Un altro punto debole è la continuità assistenziale..
Il processo culturale è ormai avviato, in alcune aree ci sono livelli di eccellenza, in altre si comincia a intravedere la possibilità di far dialogare i professionisti e soprattutto le discipline. Siamo molto orgogliosi che sia stata introdotta la definizione della disciplina in cure palliative. L'altra chiave da ricercare è il modello di lavoro integrato. Una sinergia tra poli oncologici e i servizi di cure palliative domiciliari o gli hospice significa sviluppare un impegno delle professioni maggiore in questo senso, perché sicuramente abbiamo obiettivi realistici da raggiungere, abbiamo il controllo della malattia e dei sintomi ma va anche migliorata la comunicazione al paziente.
C'è ancora lavoro da fare anche sul fronte dell'estensione delle cure palliative ai pazienti non oncologici. Secondo lei è un problema ancora una volta culturale o di risorse?

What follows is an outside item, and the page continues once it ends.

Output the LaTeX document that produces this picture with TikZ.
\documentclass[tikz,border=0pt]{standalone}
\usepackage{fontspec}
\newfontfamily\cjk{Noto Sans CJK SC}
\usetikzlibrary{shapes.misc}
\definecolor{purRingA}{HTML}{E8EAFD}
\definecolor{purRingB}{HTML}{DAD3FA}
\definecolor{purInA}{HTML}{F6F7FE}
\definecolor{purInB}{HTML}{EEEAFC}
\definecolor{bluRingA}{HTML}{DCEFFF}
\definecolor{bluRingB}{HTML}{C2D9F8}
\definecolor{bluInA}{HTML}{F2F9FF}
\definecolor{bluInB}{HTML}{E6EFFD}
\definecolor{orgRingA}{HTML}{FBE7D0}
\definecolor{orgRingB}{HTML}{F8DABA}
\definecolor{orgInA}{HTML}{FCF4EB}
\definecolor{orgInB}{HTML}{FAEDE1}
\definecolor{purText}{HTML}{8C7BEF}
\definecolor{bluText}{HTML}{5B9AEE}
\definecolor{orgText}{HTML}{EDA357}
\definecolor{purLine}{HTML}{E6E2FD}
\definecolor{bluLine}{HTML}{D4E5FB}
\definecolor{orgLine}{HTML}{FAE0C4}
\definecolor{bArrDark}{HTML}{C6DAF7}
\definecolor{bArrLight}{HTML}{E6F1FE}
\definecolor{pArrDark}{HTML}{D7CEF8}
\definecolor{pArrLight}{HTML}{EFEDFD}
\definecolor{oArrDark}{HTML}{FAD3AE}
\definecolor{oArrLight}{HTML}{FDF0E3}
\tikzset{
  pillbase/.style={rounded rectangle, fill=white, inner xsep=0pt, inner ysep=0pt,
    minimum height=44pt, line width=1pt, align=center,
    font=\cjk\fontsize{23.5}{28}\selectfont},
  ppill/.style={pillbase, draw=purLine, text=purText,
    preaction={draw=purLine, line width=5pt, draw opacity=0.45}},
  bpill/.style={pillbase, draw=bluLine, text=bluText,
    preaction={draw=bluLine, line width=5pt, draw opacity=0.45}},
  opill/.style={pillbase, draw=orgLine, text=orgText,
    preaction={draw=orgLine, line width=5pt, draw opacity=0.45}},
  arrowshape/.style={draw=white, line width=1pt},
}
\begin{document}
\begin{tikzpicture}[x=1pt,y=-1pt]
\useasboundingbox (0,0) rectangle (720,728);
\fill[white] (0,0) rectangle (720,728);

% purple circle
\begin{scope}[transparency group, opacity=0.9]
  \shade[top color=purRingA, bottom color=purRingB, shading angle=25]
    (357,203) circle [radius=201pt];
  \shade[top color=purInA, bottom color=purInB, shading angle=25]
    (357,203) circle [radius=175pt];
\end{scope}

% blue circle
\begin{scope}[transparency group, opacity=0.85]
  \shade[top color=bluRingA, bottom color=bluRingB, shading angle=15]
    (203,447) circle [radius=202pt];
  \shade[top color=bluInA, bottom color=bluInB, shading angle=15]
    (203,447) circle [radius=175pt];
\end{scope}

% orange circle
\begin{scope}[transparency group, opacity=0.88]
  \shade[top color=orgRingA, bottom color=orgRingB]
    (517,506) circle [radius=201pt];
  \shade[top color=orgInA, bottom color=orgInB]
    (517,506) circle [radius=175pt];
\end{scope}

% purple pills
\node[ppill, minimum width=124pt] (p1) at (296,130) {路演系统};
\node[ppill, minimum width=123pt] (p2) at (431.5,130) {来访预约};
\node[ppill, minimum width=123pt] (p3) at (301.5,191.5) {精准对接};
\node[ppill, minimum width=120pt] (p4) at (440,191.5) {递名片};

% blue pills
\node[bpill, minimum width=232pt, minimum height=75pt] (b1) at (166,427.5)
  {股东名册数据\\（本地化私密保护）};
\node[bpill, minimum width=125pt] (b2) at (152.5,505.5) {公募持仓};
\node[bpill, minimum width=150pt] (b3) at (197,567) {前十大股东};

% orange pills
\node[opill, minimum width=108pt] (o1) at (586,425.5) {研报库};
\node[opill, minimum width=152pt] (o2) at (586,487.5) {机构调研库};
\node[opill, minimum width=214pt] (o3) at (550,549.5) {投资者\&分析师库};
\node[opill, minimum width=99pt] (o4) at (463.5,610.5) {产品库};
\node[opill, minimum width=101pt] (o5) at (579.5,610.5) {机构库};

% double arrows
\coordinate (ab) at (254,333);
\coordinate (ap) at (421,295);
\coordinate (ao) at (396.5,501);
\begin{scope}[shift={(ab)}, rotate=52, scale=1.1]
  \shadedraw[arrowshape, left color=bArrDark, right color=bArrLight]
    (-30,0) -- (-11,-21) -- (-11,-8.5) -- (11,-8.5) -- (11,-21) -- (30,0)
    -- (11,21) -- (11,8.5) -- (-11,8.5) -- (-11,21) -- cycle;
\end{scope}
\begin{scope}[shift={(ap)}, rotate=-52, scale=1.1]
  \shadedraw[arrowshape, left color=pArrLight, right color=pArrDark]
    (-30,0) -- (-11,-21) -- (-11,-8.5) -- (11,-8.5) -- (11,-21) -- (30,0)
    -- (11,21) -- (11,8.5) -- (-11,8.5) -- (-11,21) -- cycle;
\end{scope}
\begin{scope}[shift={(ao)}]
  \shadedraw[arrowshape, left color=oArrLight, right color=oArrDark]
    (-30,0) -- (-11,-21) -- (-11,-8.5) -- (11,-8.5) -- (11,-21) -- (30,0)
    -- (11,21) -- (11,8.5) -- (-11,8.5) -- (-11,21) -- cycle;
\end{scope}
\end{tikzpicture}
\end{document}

Io partirei anche dalla mancanza di conoscenza di quello che un servizio di cure palliative domiciliari può offrire allo specialista di una certa insufficienza d'organo. Siamo certi che questi medici sappiano quanto può fare una ucp domiciliare in modo da poter affidare con serenità all'equipe un paziente complesso? Sicuramente serve una maggiore biunivocità e una migliore comunicazione. Su questo fronte un grande aiuto arriva dalla Simmg, che sta investendo tanto a livello culturale per stimolare i Mmg ad avere interesse verso il paziente non oncologico. Forse possiamo fare un lavoro sinergico. E sono molto fiduciosa. Il Mmg in questo caso sarebbe un facilitatore fondamnetale di questa conoscenza.

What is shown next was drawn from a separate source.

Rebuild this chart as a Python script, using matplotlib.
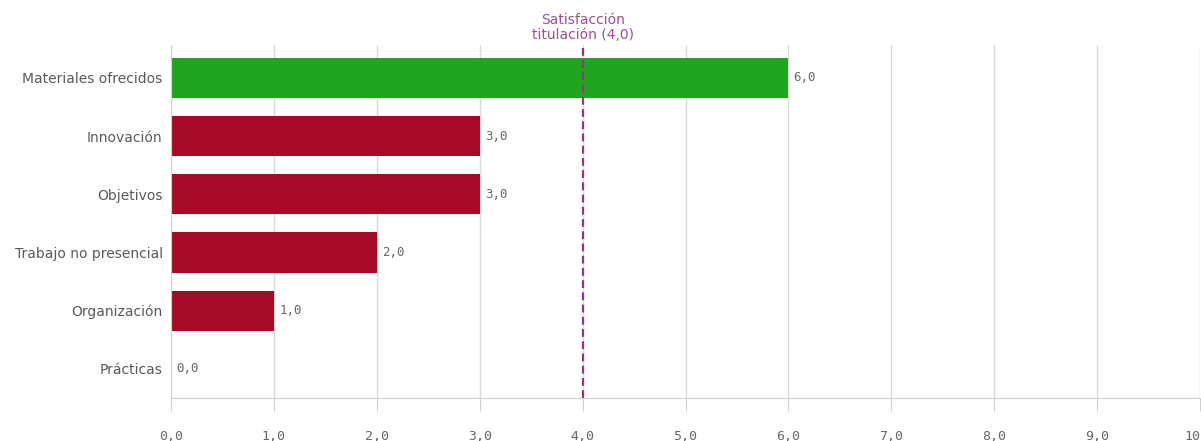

A livello normativo, che cosa manca?
Abbiamo la necessità di stimolare percorsi formativi. Nella legge 38, all'articolo 8 comma 1 si prevede con uno o più decreti l'individuazione dei criteri generali per la disciplina degli ordinamenti didattici di specifici percorsi formativi in materia di cure palliative e di terapia del dolore connesso alle malattie neoplastiche e a patologie croniche e degenerative. Le cp insomma devono entrare nei piani di studio universitari. Questo non è stato ancora fatto, eppure garantirebbe la conoscenza dell'approccio palliativo a tutti gli operatori sanitari. Il che significa la diffusione di una sensibilità diversa.